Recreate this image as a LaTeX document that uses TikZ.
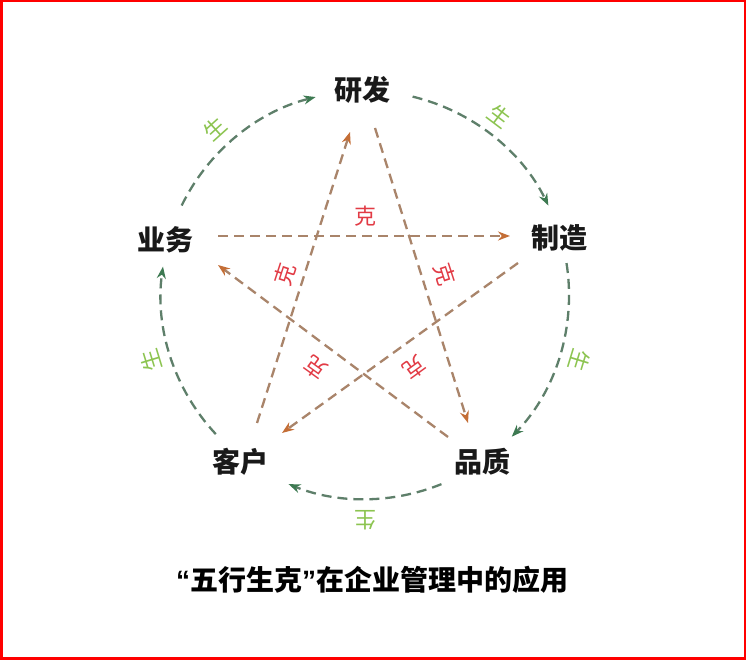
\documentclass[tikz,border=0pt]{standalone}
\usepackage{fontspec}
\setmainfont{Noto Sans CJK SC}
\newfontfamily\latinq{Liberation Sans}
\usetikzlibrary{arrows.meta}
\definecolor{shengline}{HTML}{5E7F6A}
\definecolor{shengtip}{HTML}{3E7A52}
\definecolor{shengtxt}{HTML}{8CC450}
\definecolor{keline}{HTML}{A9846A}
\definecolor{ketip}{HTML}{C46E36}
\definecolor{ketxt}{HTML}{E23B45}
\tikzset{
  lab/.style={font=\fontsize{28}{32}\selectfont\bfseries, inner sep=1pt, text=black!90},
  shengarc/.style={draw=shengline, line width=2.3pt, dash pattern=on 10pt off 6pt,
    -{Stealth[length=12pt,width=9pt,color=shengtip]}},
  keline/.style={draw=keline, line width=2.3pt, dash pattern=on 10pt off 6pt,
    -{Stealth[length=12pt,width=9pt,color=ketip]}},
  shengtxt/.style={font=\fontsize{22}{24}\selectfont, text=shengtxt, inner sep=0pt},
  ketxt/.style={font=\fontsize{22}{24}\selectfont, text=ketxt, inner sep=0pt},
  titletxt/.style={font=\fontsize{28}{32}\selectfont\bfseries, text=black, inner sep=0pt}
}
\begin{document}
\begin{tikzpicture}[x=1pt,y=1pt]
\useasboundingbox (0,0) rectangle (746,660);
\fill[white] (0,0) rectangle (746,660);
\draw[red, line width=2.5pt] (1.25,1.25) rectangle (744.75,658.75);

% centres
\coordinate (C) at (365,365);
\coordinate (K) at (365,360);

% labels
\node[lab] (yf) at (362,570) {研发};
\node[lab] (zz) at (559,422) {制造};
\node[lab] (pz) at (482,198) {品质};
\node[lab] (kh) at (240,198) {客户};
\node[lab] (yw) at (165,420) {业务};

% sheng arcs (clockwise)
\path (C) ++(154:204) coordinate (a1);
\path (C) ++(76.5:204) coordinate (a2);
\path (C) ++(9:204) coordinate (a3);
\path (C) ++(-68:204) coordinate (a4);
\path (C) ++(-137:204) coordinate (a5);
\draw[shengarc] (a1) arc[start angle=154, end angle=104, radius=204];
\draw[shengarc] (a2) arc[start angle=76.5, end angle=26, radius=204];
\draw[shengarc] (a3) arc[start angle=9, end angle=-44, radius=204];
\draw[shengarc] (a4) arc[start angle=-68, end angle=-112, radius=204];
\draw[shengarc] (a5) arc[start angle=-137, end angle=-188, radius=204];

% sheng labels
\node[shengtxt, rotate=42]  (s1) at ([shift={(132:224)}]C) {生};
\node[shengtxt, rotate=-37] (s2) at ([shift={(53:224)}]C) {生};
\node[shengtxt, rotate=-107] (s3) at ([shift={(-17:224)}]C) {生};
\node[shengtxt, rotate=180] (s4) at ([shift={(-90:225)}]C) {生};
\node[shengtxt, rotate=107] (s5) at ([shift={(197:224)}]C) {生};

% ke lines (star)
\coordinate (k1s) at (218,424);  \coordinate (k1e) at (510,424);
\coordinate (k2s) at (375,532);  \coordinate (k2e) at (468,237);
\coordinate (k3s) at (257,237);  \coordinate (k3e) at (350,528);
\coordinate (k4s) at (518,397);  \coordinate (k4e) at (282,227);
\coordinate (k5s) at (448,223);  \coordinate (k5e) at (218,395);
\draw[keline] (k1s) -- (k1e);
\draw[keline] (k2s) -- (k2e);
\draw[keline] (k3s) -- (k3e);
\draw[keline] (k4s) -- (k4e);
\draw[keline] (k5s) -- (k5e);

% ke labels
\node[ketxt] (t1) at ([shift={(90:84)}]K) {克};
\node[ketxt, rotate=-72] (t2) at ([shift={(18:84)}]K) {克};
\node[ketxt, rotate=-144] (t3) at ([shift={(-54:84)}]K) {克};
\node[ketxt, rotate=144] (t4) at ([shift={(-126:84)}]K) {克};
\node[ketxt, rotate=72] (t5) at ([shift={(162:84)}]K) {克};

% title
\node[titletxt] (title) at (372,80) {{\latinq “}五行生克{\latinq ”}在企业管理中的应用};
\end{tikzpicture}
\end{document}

+++

▸ What the task requires
Print each line of the material above exactly, with the pictures removed from your copy.

▸ Solution to this problem
Recreate this image as a LaTeX document that uses TikZ.
\documentclass[tikz,border=0pt]{standalone}
\usepackage{fontspec}
\setmainfont{Noto Sans CJK SC}
\newfontfamily\latinq{Liberation Sans}
\usetikzlibrary{arrows.meta}
\definecolor{shengline}{HTML}{5E7F6A}
\definecolor{shengtip}{HTML}{3E7A52}
\definecolor{shengtxt}{HTML}{8CC450}
\definecolor{keline}{HTML}{A9846A}
\definecolor{ketip}{HTML}{C46E36}
\definecolor{ketxt}{HTML}{E23B45}
\tikzset{
  lab/.style={font=\fontsize{28}{32}\selectfont\bfseries, inner sep=1pt, text=black!90},
  shengarc/.style={draw=shengline, line width=2.3pt, dash pattern=on 10pt off 6pt,
    -{Stealth[length=12pt,width=9pt,color=shengtip]}},
  keline/.style={draw=keline, line width=2.3pt, dash pattern=on 10pt off 6pt,
    -{Stealth[length=12pt,width=9pt,color=ketip]}},
  shengtxt/.style={font=\fontsize{22}{24}\selectfont, text=shengtxt, inner sep=0pt},
  ketxt/.style={font=\fontsize{22}{24}\selectfont, text=ketxt, inner sep=0pt},
  titletxt/.style={font=\fontsize{28}{32}\selectfont\bfseries, text=black, inner sep=0pt}
}
\begin{document}
\begin{tikzpicture}[x=1pt,y=1pt]
\useasboundingbox (0,0) rectangle (746,660);
\fill[white] (0,0) rectangle (746,660);
\draw[red, line width=2.5pt] (1.25,1.25) rectangle (744.75,658.75);

% centres
\coordinate (C) at (365,365);
\coordinate (K) at (365,360);

% labels
\node[lab] (yf) at (362,570) {研发};
\node[lab] (zz) at (559,422) {制造};
\node[lab] (pz) at (482,198) {品质};
\node[lab] (kh) at (240,198) {客户};
\node[lab] (yw) at (165,420) {业务};

% sheng arcs (clockwise)
\path (C) ++(154:204) coordinate (a1);
\path (C) ++(76.5:204) coordinate (a2);
\path (C) ++(9:204) coordinate (a3);
\path (C) ++(-68:204) coordinate (a4);
\path (C) ++(-137:204) coordinate (a5);
\draw[shengarc] (a1) arc[start angle=154, end angle=104, radius=204];
\draw[shengarc] (a2) arc[start angle=76.5, end angle=26, radius=204];
\draw[shengarc] (a3) arc[start angle=9, end angle=-44, radius=204];
\draw[shengarc] (a4) arc[start angle=-68, end angle=-112, radius=204];
\draw[shengarc] (a5) arc[start angle=-137, end angle=-188, radius=204];

% sheng labels
\node[shengtxt, rotate=42]  (s1) at ([shift={(132:224)}]C) {生};
\node[shengtxt, rotate=-37] (s2) at ([shift={(53:224)}]C) {生};
\node[shengtxt, rotate=-107] (s3) at ([shift={(-17:224)}]C) {生};
\node[shengtxt, rotate=180] (s4) at ([shift={(-90:225)}]C) {生};
\node[shengtxt, rotate=107] (s5) at ([shift={(197:224)}]C) {生};

% ke lines (star)
\coordinate (k1s) at (218,424);  \coordinate (k1e) at (510,424);
\coordinate (k2s) at (375,532);  \coordinate (k2e) at (468,237);
\coordinate (k3s) at (257,237);  \coordinate (k3e) at (350,528);
\coordinate (k4s) at (518,397);  \coordinate (k4e) at (282,227);
\coordinate (k5s) at (448,223);  \coordinate (k5e) at (218,395);
\draw[keline] (k1s) -- (k1e);
\draw[keline] (k2s) -- (k2e);
\draw[keline] (k3s) -- (k3e);
\draw[keline] (k4s) -- (k4e);
\draw[keline] (k5s) -- (k5e);

% ke labels
\node[ketxt] (t1) at ([shift={(90:84)}]K) {克};
\node[ketxt, rotate=-72] (t2) at ([shift={(18:84)}]K) {克};
\node[ketxt, rotate=-144] (t3) at ([shift={(-54:84)}]K) {克};
\node[ketxt, rotate=144] (t4) at ([shift={(-126:84)}]K) {克};
\node[ketxt, rotate=72] (t5) at ([shift={(162:84)}]K) {克};

% title
\node[titletxt] (title) at (372,80) {{\latinq “}五行生克{\latinq ”}在企业管理中的应用};
\end{tikzpicture}
\end{document}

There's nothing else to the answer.